A example input, say INPUT.txt, is like:

WTCCC66061->WTCCC66061 HAPLO1 AGACTCTGATAGCGATAACC
WTCCC66061->WTCCC66061 HAPLO2 GGGTTCCGATGGCGATAACC
WTCCC66062->WTCCC66062 HAPLO1 AGACTCTGATGGCGCTAACC
WTCCC66062->WTCCC66062 HAPLO2 AGACTCTGATAGCGATGATC
WTCCC66063->WTCCC66063 HAPLO1 AGACTCTTATGGCGCTAGCC
WTCCC66063->WTCCC66063 HAPLO2 AGACTCTTATAGCGATAACC
WTCCC66064->WTCCC66064 HAPLO1 AGACTCTGATGGCGATAGCC
WTCCC66064->WTCCC66064 HAPLO2 AGACTCTGATGACGCTAGCC
WTCCC66065->WTCCC66065 HAPLO1 AGACTCTGATGGCGATAACC
WTCCC66065->WTCCC66065 HAPLO2 AGACTCTGATGGCGATAGCC


My way to compile this source code into executable file is:

g++ -o Main Main.cpp libcsg/libcsg.a -I./libcsg -lz

where "libcsg" refers to all source code checked out from repository and contains files including "StringArray.h" and etc.

In large projects, Makefile is used, and an example can be found in "csg/karma" directory.


And if we run "./Main -h INPUT.txt -f 1 -t 3". It means we want to read INPUT.txt, get the text range from 1-3 (because of 0-indexed, actually it is from the second character to fourth character), count the pattern frequency, and also find out which line has the same text in range as the first line does. The ouput looks like

The following parameters are in effect:
Haplotype File : INPUT.txt (-hname)
From Position : 1 (-f9999)
To Position : 3 (-t9999)

Haplotype Counts
GGT 1
GAC 9
Haplotypes that match the first one
WTCCC66062->WTCCC66062 (3)
WTCCC66062->WTCCC66062 (4)
WTCCC66063->WTCCC66063 (5)
WTCCC66063->WTCCC66063 (6)
WTCCC66064->WTCCC66064 (7)
WTCCC66064->WTCCC66064 (8)
WTCCC66065->WTCCC66065 (9)
WTCCC66065->WTCCC66065 (10)

Some Notes

  • To read a file, use IFILE class, which is wrapper for read/write file. A particular useful thing is that it handle gzipped file transparently.
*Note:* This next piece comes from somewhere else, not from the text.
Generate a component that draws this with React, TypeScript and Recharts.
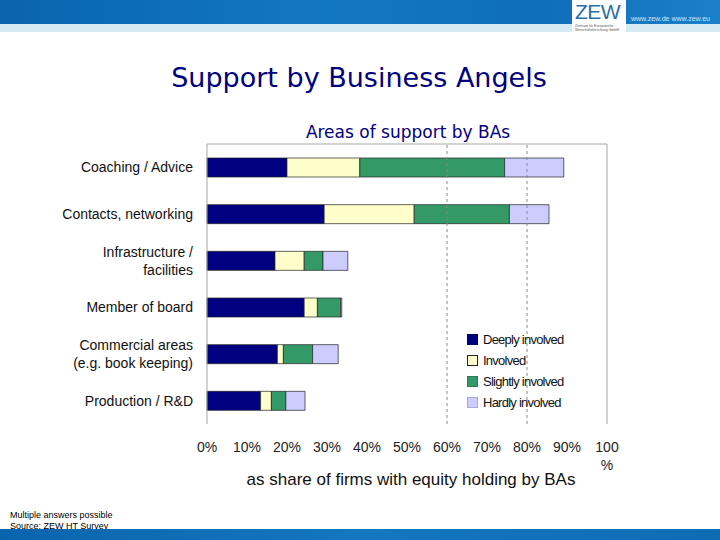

Important functions are: ifopen(), ifclose().
  • To handle strings, we prefer to use String class. In this area, handling string is a versatile task. A String class encapsulate basic operations such as index[], append(+), equality(=), extract(Left, Right, Mid). String class can be seamlessly used with IFILE class to acces file. See the while loop in the example code and notice the function ReadLine().
  • To tokenize a String class, we can use StringArray class. It has ReplaceToken() which will store each token field like an array.
  • To associate a String class to a integer type, there is a class named StringIntHash, important functions are IncrementCount(), Capacity() and SlotInUse().